Sobre sentir e deixar de
Acho graça quando vejo que para alguns sou insensível. Eu que transbordo em palavras e quase nunca falo. Eu que sou capaz de chorar compulsivamente com uma música. Eu que já achei sentir "errado" e me certifiquei que não existe erro, são só caminhos diferentes. Duas vezes precisei não sentir nada para acreditar que poderia voltar um dia. Por duas vezes fechei a porta atrás de mim, me coloquei diante das provas que eu mesma criava para notar que uma lembrança já não me doeria mais. Assistir "antes do amanhecer" ou ouvir uma especifica música dos Beatles, sem nada disso me afetar. Abraçar alguém que um dia já foi tanto e não me importar com o cheiro que fica em mim.

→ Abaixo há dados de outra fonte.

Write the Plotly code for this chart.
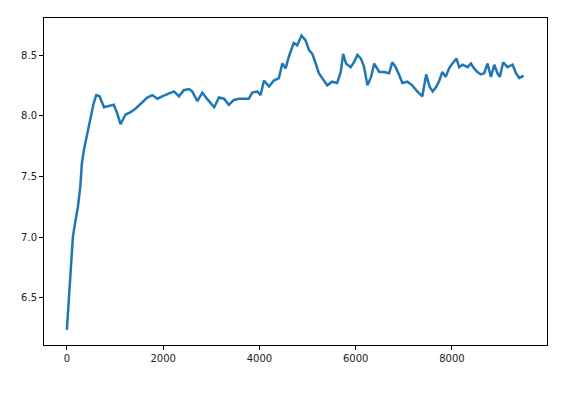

Outra vez tive que reconstruir mais. A pouca autoestima de uma adolescente que já sabia: estava fadada a viver para dentro. Me fechei mais, me ferrei mais. Mas, hoje de tanto sobrou nada que já não consigo transformar em palavras.
Realmente, tenho uma pré-disposição a pequenas aventuras impossíveis. Talvez ame o que não conheço já que conhecer pode trazer junto uma série de outras coisas. Talvez não ame pelo simples fato de não banalizar o sentimento, a palavra, o momento. Gosto intensamente, gosto sem dúvida, gosto sem pesar. Gosto e não quero o desgosto de não ter mais. E, para não correr esse risco, me cerco das certezas que consigo controlar. Me dedico ao trabalho, me escondo nos livros, crio uma relação sutil com a música, visito minha imaginação no cinema. Vou vivendo uma vida inteira sentindo ao contrário, com uma grande desconfiança nas pessoas e sempre atenta ao fato que vivo disposta a não querer mais.